Friday, 12 September 2014

Do I have to teach Genesis 3? (whiny voice here)

One of my all-time favourite biblical stories to explore with children and youth is the creation story in Genesis. This is the story that was written to help us understand who we are as created beings, the nature of God, and our relationship to the creation as a whole in contrast to other creation myths of that time.

There is a vibrancy and a sense of anticipation in the Genesis 1 account that is a delight to share as simple words invoke planetary actions that explode with life and colour. And Genesis 2 has one of my favourite images, that of God breathing God's very breath into human life. And all of it was good!

It's no wonder this is one of my favourite stories!

However, the logical next story, is one that I'm only beginning to appreciate exploring with young people. It's often referred to as "the fall." Which I have to admit makes my stomach clench. This is the story that's been used to either teach children that they are at their very core "bad", or at the very least, capable of doing very bad things (which is not untrue, just perhaps unhelpful when you're 5). Or it reminds them that their behaviour is what God values. After all, Adam and Eve (or often just Eve) misbehaved and it led to great suffering for the rest of time, so don't take that cookie!

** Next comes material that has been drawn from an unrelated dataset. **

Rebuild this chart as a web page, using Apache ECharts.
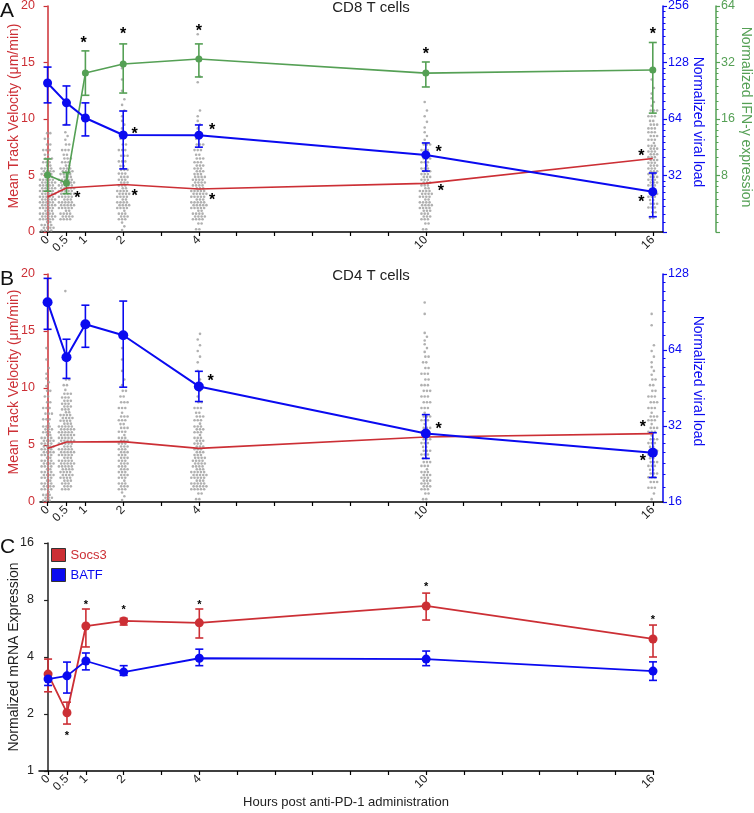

These are teachings that I have come across embedded in the lives of children, youth, and adults. A young child comes to me absolutely terrified and in tears because she is afraid of what might happen if she dies before being baptized, since that is apparently the solution to her "badness." A young man writes adamantly of his sinful nature, to the degree that it is evident that he will never forgive himself, let alone receive God's forgiveness for his unhealthy choices. An elderly woman shares with me the joys of her life's work, and then turns sorrowful as she expresses her hope that it will have been enough to cover the multitude of her sins, the sin that makes up her created being.

These encounters make my heart ache. These encounters have made it difficult for me to address sin in my ministry. But over time, and through study I've been offered other interpretations of sin or "the fall." Interpretations that find their grounding in Genesis 1, rather than being rooted in Genesis 3.

Wow, I'm rewriting this next part a lot. It's hard to talk about how we explore sin, without talking about how we think about the cross, or how we think about child development, or theodicy! This could go on forever!

So perhaps I'll just say that I believe we can only teach young people (and adults) about brokenness and sin, from within the context of their goodness. They, like Adam and Eve will make bad choices, and those choices will have consequences, and regardless of their choices bad things will happen in the world around them. Sickness and disease and war will be a part of all our lives. But, while sin and brokenness may mask the goodness within them and within the world, the very breath of God that lives in creation cannot be entirely erased. Adam and Eve did not cease to be God's beloved children. God did not stop caring for them. God did not remove God's breath from them. God did not erase the majesty from what God spoke into being.

Sin covers up, it masks, it does not erase. The goodness that lies at the core of each one of us is what responds to the compassion and love of God. I imagine that when Jesus reached out his hand to the broken and the outcast, there was a spark of recognition. Divine breath recognized divine breath, and there was healing and connection and union once again.